By Richard Lister
BBC News, Washington
President Obama says he has accepted Harry Reid's apology
The Democratic leader of the US Senate, Harry Reid, says he will stay in office despite calls for his resignation.
Racially insensitive remarks he made privately about President Barack Obama appeared in a new book.
Senator Reid has apologised for saying two years ago that America would accept Mr Obama because he is "light skinned" and doesn't have a "negro dialect".
President Obama has accepted his apology, but Republicans say Senator Reid should step down.
President Obama said on Saturday that as far as he was concerned the issue was now closed.
But several prominent Republicans have suggested that's not good enough.
The party's chairman Michael Steele said there should be consequences for talking about race using what he called "anachronistic language that harkens back to the 1950s and 60s".
He also complained about a double standard noting that when a Republican Senate leader, Trent Lott, made racially controversial remarks in 2002, he was forced to resign his position.
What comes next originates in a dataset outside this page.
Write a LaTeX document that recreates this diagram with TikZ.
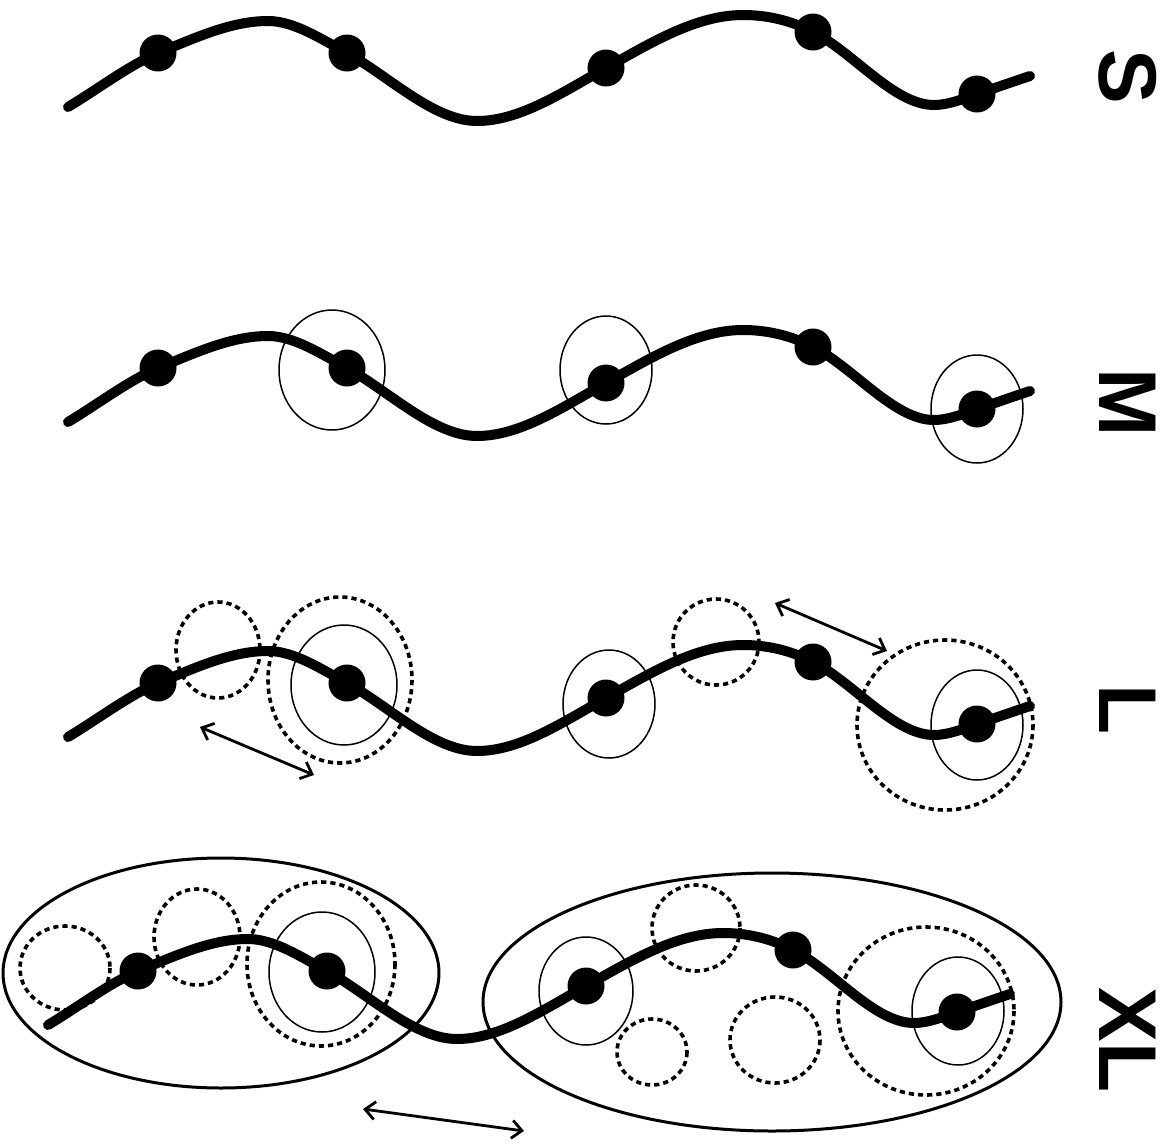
\documentclass[tikz,border=0pt]{standalone}
\usepackage{fontspec}
\setmainfont{Liberation Sans}
\usetikzlibrary{arrows.meta}

\begin{document}
\begin{tikzpicture}[x=0.5pt, y=-0.5pt,
      perla/.style={circle, fill=black, inner sep=0pt, minimum size=18.5pt},
      cadena/.style={line width=5pt, line cap=round},
      anillo/.style={draw, line width=0.75pt},
      punteado/.style={draw, line width=1.8pt, dash pattern=on 2.6pt off 2pt},
      grupo/.style={draw, line width=1.5pt},
      flecha/.style={{Straight Barb[length=5pt,width=9pt]}-{Straight Barb[length=5pt,width=9pt]}, line width=1.4pt},
      talla/.style={rotate=-90, inner sep=0pt, font=\bfseries\fontsize{41}{41}\selectfont}]

    \useasboundingbox (0,0) rectangle (1168,1146);

    % la misma cadena en las cuatro filas
    \foreach \r/\dx/\dy in {s/0/0, m/0/315, l/0/630, xl/-20/918} {
      \begin{scope}[shift={(\dx,\dy)}]
        \node[perla] (b1\r) at (158,53) {};
        \node[perla] (b2\r) at (347,53) {};
        \node[perla] (b3\r) at (606,68) {};
        \node[perla] (b4\r) at (813,32) {};
        \node[perla] (b5\r) at (977,94) {};
        \draw[cadena] (68,107) .. controls (98,89) and (128,66) .. (b1\r.center)
          .. controls (195,38) and (231,21) .. (268,21)
          .. controls (294,21) and (321,39) .. (b2\r.center)
          .. controls (390,77) and (434,121) .. (477,121)
          .. controls (520,121) and (563,92) .. (b3\r.center)
          .. controls (652,42) and (697,15) .. (743,15)
          .. controls (766,15) and (790,20) .. (b4\r.center)
          .. controls (853,52) and (894,105) .. (934,105)
          .. controls (948,105) and (963,99) .. (b5\r.center)
          .. controls (995,88) and (1012,82) .. (1030,76);
      \end{scope}
    }

    % M
    \draw[anillo] (332,370) ellipse [x radius=53, y radius=60];
    \draw[anillo] (606,370) ellipse [x radius=46, y radius=54];
    \draw[anillo] (977,409) ellipse [x radius=46, y radius=54];

    % L
    \draw[punteado] (218,650) ellipse [x radius=42, y radius=48];
    \draw[punteado] (340,680) ellipse [x radius=72, y radius=83];
    \draw[anillo] (344,685) ellipse [x radius=53, y radius=60];
    \draw[anillo] (609,704) ellipse [x radius=46, y radius=54];
    \draw[punteado] (716,642) ellipse [x radius=43, y radius=43];
    \draw[punteado] (945,725) ellipse [x radius=88, y radius=85];
    \draw[anillo] (977,725) ellipse [x radius=46, y radius=55];
    \coordinate (f1a) at (200,727);
    \coordinate (f1b) at (314,775);
    \coordinate (f2a) at (775,603);
    \coordinate (f2b) at (887,651);
    \draw[flecha] (f1a) -- (f1b);
    \draw[flecha] (f2a) -- (f2b);

    % XL
    \draw[grupo] (221,973) ellipse [x radius=218, y radius=115];
    \draw[grupo] (772,1002) ellipse [x radius=289, y radius=129];
    \draw[punteado] (65,968) ellipse [x radius=45, y radius=42];
    \draw[punteado] (197,937) ellipse [x radius=43, y radius=48];
    \draw[punteado] (321,964) ellipse [x radius=74, y radius=82];
    \draw[anillo] (322,972) ellipse [x radius=53, y radius=60];
    \draw[anillo] (586,991) ellipse [x radius=47, y radius=54];
    \draw[punteado] (696,928) ellipse [x radius=44, y radius=43];
    \draw[punteado] (652,1052) ellipse [x radius=35, y radius=33];
    \draw[punteado] (775,1040) ellipse [x radius=45, y radius=43];
    \draw[punteado] (926,1011) ellipse [x radius=88, y radius=84];
    \draw[anillo] (958,1011) ellipse [x radius=46, y radius=54];
    \coordinate (f3a) at (363,1109);
    \coordinate (f3b) at (524,1131);
    \draw[flecha] (f3a) -- (f3b);

    \node[talla] (ts) at (1128,77) {S};
    \node[talla] (tm) at (1128,403) {M};
    \node[talla] (tl) at (1128,710) {L};
    \node[talla] (txl) at (1128,1040) {XL};
  \end{tikzpicture}
\end{document}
Senator Lott appeared to suggest that America would be better off under segregation.
Senator Reid spent much of the weekend calling African-American politicians and civic leaders and several have joined senior Democrats in expressing their support for him.
He is a popular target for Republicans as he is vital to President Obama's legislative agenda and he is facing a tough re-election battle in his home state of Nevada.
But Senator Reid's office insists he won't step down.